The marital bed comes downstage and is roped off like a museum exhibit. As Elsa imagines the swan returning, the boat emerges from the bed. Lohengrin all but forces himself on her but cannot stop her asking the fatal question. Telramund again is too easily dealt with and his body is brought before the Brabantians who now just have helmets as rat heads and are more human than ever in black uniforms with an ‘L’ on the front and a swan motif on their back. They again remove themselves from the stage to leave Lohengrin spotlit for ‘In fernem Land’. Ortrud re-enters and has the opportunity to steal the show at the last moment believing she is victorious: she is dressed in a mock-Elsa outfit of white feathers and arrows. Neuenfels and von der Thannen then have one last surprise in store of us as Gottfried emerges from a swan’s egg as an ugly and ungainly looking foetus tearing itself free of its umbilical cord.

Annette Dasch’s stridency in her outbursts does not make her the ideal sounding Elsa - who needs a touch more radiance and pliancy in the voice than she can manage.
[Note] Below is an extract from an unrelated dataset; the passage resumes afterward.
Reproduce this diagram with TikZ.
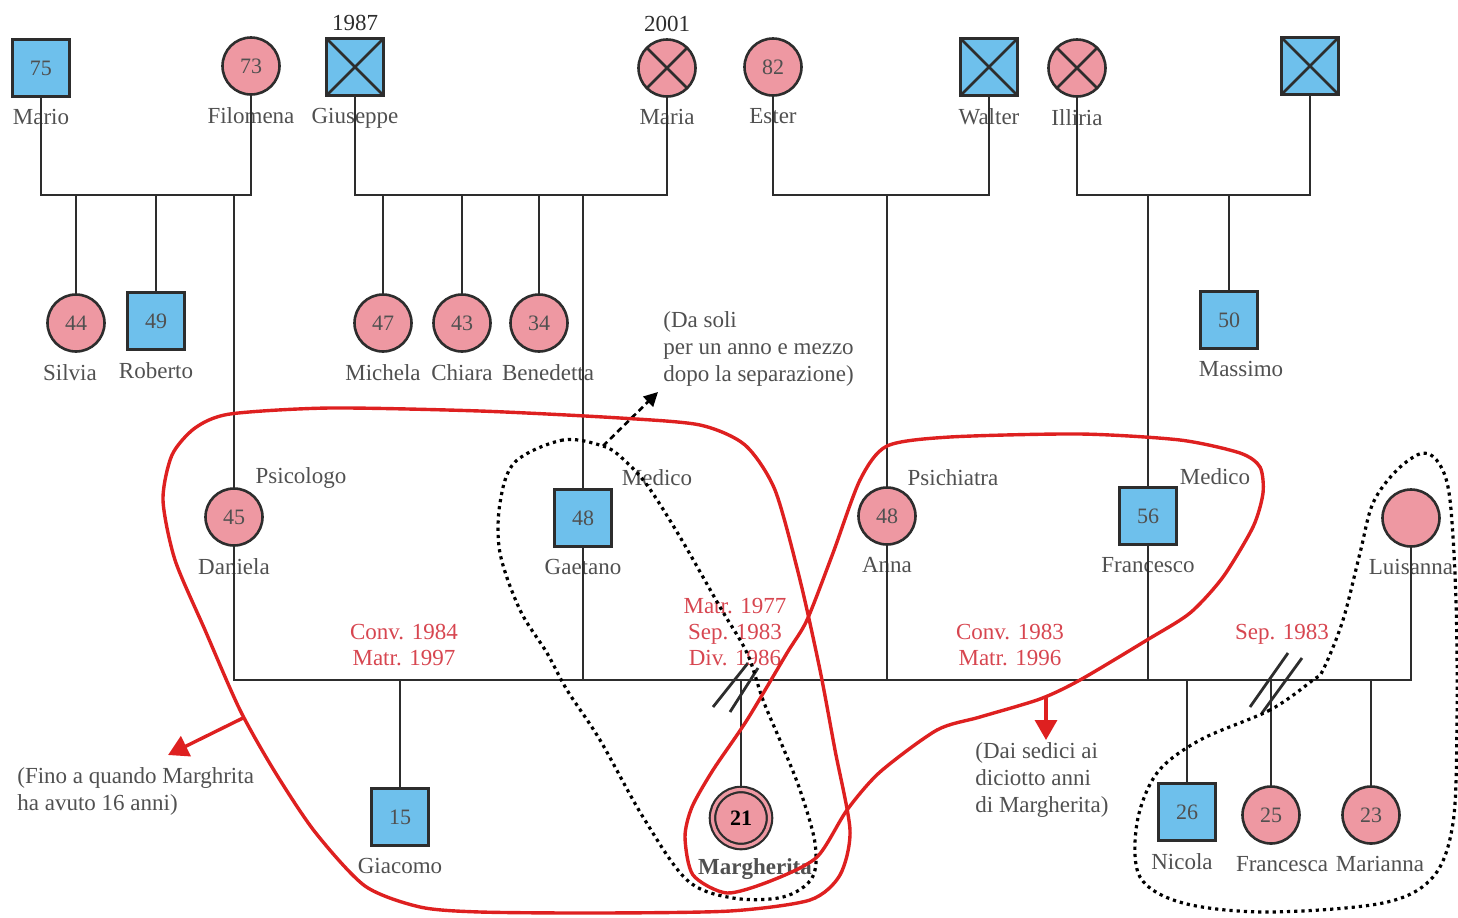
\documentclass[tikz,border=0pt]{standalone}
\usepackage{fontspec}
\setmainfont{Liberation Serif}
\usetikzlibrary{arrows.meta, positioning}
\definecolor{mblue}{RGB}{110,192,236}
\definecolor{fpink}{RGB}{238,152,162}
\definecolor{linegray}{RGB}{45,45,45}
\definecolor{txtgray}{RGB}{80,80,80}
\definecolor{penred}{RGB}{222,32,32}
\definecolor{notered}{RGB}{215,70,80}

\tikzset{
  person/.style={draw=linegray, line width=1.3pt, inner sep=0pt, minimum size=28.5pt,
    font=\fontsize{11}{12}\selectfont, text=txtgray},
  male/.style={person, rectangle, fill=mblue},
  female/.style={person, circle, fill=fpink},
  dead/.style={path picture={\draw[linegray, line width=1.3pt]
    (path picture bounding box.north west) -- (path picture bounding box.south east)
    (path picture bounding box.south west) -- (path picture bounding box.north east);}},
  namelbl/.style={font=\fontsize{11.5}{12}\selectfont, text=txtgray, inner sep=1pt},
  nm/.style={label={[namelbl]below:#1}},
  nmx/.style 2 args={label={[namelbl, xshift=#1]below:#2}},
  yr/.style={label={[namelbl, text=linegray, yshift=-2.5pt]above:#1}},
  prof/.style={font=\fontsize{11.5}{12}\selectfont, text=txtgray, inner sep=1pt},
  redtxt/.style={font=\fontsize{11.5}{13}\selectfont, text=notered, align=center, inner sep=0pt},
  note/.style={font=\fontsize{11.5}{13.5}\selectfont, text=txtgray, align=left, inner sep=0pt, anchor=west},
  kin/.style={draw=linegray, line width=1.4pt},
  pen/.style={draw=penred, line width=1.7pt},
  penarrow/.style={penred, line width=1.7pt, -{Triangle[length=10pt, width=11pt]}},
  dots/.style={draw=black, line width=1.6pt, dash pattern=on 1.6pt off 2pt}
}

\begin{document}
\begin{tikzpicture}[x=0.5pt, y=-0.5pt, label distance=4.5pt]
  \useasboundingbox (0,0) rectangle (1458,917);
  \coordinate (famA) at (0,195);
  \coordinate (wed) at (0,680);

  % draws the grandparents
  \node[male, nm=Mario] (mario) at (41,68) {75};
  \node[female, nm=Filomena] (filomena) at (251,66) {73};
  \node[male, dead, nm=Giuseppe, yr=1987] (giuseppe) at (355,67) {};
  \node[female, dead, nm=Maria, yr=2001] (maria) at (667,68) {};
  \node[female, nm=Ester] (ester) at (773,67) {82};
  \node[male, dead, nm=Walter] (walter) at (989,67) {};
  \node[female, dead, nm=Illiria] (illiria) at (1077,68) {};
  \node[male, dead] (nonno) at (1310,66) {};

  % draws the uncles and aunts
  \node[female, nmx={-3pt}{Silvia}] (silvia) at (76,323) {44};
  \node[male, nm=Roberto] (roberto) at (156,321) {49};
  \node[female, nm=Michela] (michela) at (383,323) {47};
  \node[female, nm=Chiara] (chiara) at (462,323) {43};
  \node[female, nmx={4.5pt}{Benedetta}] (benedetta) at (539,323) {34};
  \node[male, nmx={6pt}{Massimo}] (massimo) at (1229,320) {50};

  % draws the parents
  \node[female, nm=Daniela] (daniela) at (234,517) {45};
  \node[male, nm=Gaetano] (gaetano) at (583,518) {48};
  \node[female, nm=Anna] (anna) at (887,516) {48};
  \node[male, nm=Francesco] (francesco) at (1148,516) {56};
  \node[female, nm=Luisanna] (luisanna) at (1411,518) {};
  \node[prof] (psicologo) at (301,478) {Psicologo};
  \node[prof] (medicoG) at (657,478) {Medico};
  \node[prof] (psichiatra) at (953,478) {Psichiatra};
  \node[prof] (medicoF) at (1215,477) {Medico};

  % draws the children
  \node[male, nm=Giacomo] (giacomo) at (400,817) {15};
  \node[female, double=fpink, double distance=1.6pt, line width=1.1pt, text=black,
    nmx={7pt}{\textbf{Margherita}}] (margherita) at (741,818) {\textbf{21}};
  \node[male, nmx={-2.5pt}{Nicola}] (nicola) at (1187,812) {26};
  \node[female, nmx={5.5pt}{Francesca}] (francesca) at (1271,815) {25};
  \node[female, nmx={4.5pt}{Marianna}] (marianna) at (1371,815) {23};

  % draws the family lines
  \draw[kin] (mario) -- (mario |- famA) -| (filomena);
  \draw[kin] (giuseppe) -- (giuseppe |- famA) -| (maria);
  \draw[kin] (ester) -- (ester |- famA) -| (walter);
  \draw[kin] (illiria) -- (illiria |- famA) -| (nonno);
  \foreach \c in {silvia, roberto, daniela, michela, chiara, benedetta, gaetano, anna, francesco, massimo}
    \draw[kin] (\c) -- (\c |- famA);
  \draw[kin] (daniela) -- (daniela |- wed) -- (luisanna |- wed) -- (luisanna);
  \foreach \c in {gaetano, anna, francesco, giacomo, margherita, nicola, francesca, marianna}
    \draw[kin] (\c) -- (\c |- wed);
  \draw[kin] (713,707) -- (748,663) (730,712) -- (758,668);
  \draw[kin] (1250,707) -- (1288,653) (1262,713) -- (1302,658);

  % draws the dates
  \node[redtxt] (convA) at (404,645) {Conv. 1984\\Matr. 1997};
  \node[redtxt] (matrB) at (735,632) {Matr. 1977\\Sep. 1983\\Div. 1986};
  \node[redtxt] (convC) at (1010,645) {Conv. 1983\\Matr. 1996};
  \node[redtxt] (sepD) at (1282,634) {Sep. 1983};

  % draws the notes
  \node[note] (dasoli) at (663,349) {(Da soli\\per un anno e mezzo\\dopo la separazione)};
  \node[note] (fino) at (17,791) {(Fino a quando Marghrita\\ha avuto 16 anni)};
  \node[note] (sedici) at (975,780) {(Dai sedici ai\\diciotto anni\\di Margherita)};

  % draws the dotted groups
  \draw[dots] plot[smooth cycle, tension=0.55] coordinates {(603,446) (563,440) (515,462) (500,503)
    (500,553) (520,610) (547,653) (567,690) (600,740) (643,817) (687,880) (733,898) (783,897)
    (812,878) (815,843) (800,790) (782,745) (763,700) (747,653) (720,607) (680,537) (647,485) (622,458)};
  \draw[dots] plot[smooth cycle, tension=0.55] coordinates {(1313,680) (1270,710) (1200,740)
    (1157,773) (1137,823) (1140,877) (1183,903) (1267,912) (1383,903) (1433,877) (1453,823)
    (1457,723) (1456,600) (1450,500) (1440,465) (1423,453) (1397,470) (1373,503) (1360,553)
    (1343,620) (1323,670)};
  \coordinate (dsFrom) at (603,446);
  \coordinate (dsTo) at (658,392);
  \draw[line width=1.3pt, densely dashed, -{Triangle[length=7pt, width=7pt]}] (dsFrom) -- (dsTo);

  % draws the red loops
  \draw[pen] plot[smooth cycle, tension=0.45] coordinates {(230,414) (330,408) (480,411) (620,418)
    (700,425) (745,445) (775,490) (800,580) (820,670) (835,750) (850,830) (840,875) (810,900)
    (730,911) (600,913) (480,912) (420,907) (365,886) (315,832) (275,772) (240,710) (205,630)
    (175,560) (163,500) (172,455) (195,428)};
  \draw[pen] plot[smooth cycle, tension=0.45] coordinates {(887,446) (950,437) (1080,434)
    (1180,440) (1240,453) (1260,467) (1263,493) (1253,527) (1223,577) (1190,613) (1147,640)
    (1080,680) (1040,699) (980,717) (937,730) (880,772) (847,810) (817,857) (773,880) (727,893)
    (693,875) (685,837) (692,807) (713,770) (747,720) (787,653) (807,620) (833,553) (860,480)};
  \coordinate (fromL) at (243,718);
  \coordinate (toL) at (168,755);
  \draw[penarrow] (fromL) -- (toL);
  \coordinate (fromR) at (1046,698);
  \coordinate (toR) at (1046,740);
  \draw[penarrow] (fromR) -- (toR);
\end{tikzpicture}
\end{document}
She is a credible actress on stage and her performance was quite affecting at times. Georg Zeppenfeld (King Henry) and Samuel Youn (Herald) sing well and are ideally cast for this production. I would like to reserve judgement on Jonas Kaufmann’s Lohengrin until I could hear him again in the role but the production will not be at Bayreuth next year so I must make some assessment of how he did. I was generally disappointed; mainly because his sound seemed manufactured and the phrasing and dynamics of his vocal delivery seemed to be of his own devising and definitely Wagner-lite. Some phrases soared as they should, but others didn’t although I should say that I don’t think he was in his best voice on this evening. He is a natural for the role of the pensive knight but generally seemed to sleep-walk through the role. Despite this however, he is a charismatic stage presence - and together with Dasch – made half of a perfect physical pairing. Kaufmann is always the most intelligent of singers but here he was all chesty burnished bronze and showed no heldentenor brilliance or real power. Some of the vocal colouring he did was sublime and one example must suffice: what he did with ‘eine Taube’ during his Narration was a model for all potential and current singers of this role. He believed he saw the dove … and so did I!

The conductor was the young Latvian, Andris Nelsons, the Music Director of the City of Birmingham Symphony Orchestra and someone whose career seems to be on a meteoric upward trajectory. He drew out a supple and richly-detailed performance from the always impeccable Bayreuth Festival orchestra. This was a young man’s Lohengrin and compared to the translucent account of the Act I Prelude, his Act III Prelude and bridal chorus sounded rather trivial and operetta-like. Again, in some ways, this reading stripped of the score of otherworldliness - and with a number of marked changes of tempi – it matched a production which also varies a great deal in tone during the evening.

This is an intriguing staging that may develop in future years; we are already promised some important cast changes in 2011 and new artists often bring their own slant to anything they are asked to portray. Finally, I repeat some of what I discussed earlier: take most of the sets, the costumes of the humans, the rat costumes and uniforms for the men, the dazzling costumes for the women in Act II, a small cross and some steps that are there at the end of that Act … and you can create a Parsifal. So was this more Konzept than Lohengrin? Maybe only time will tell.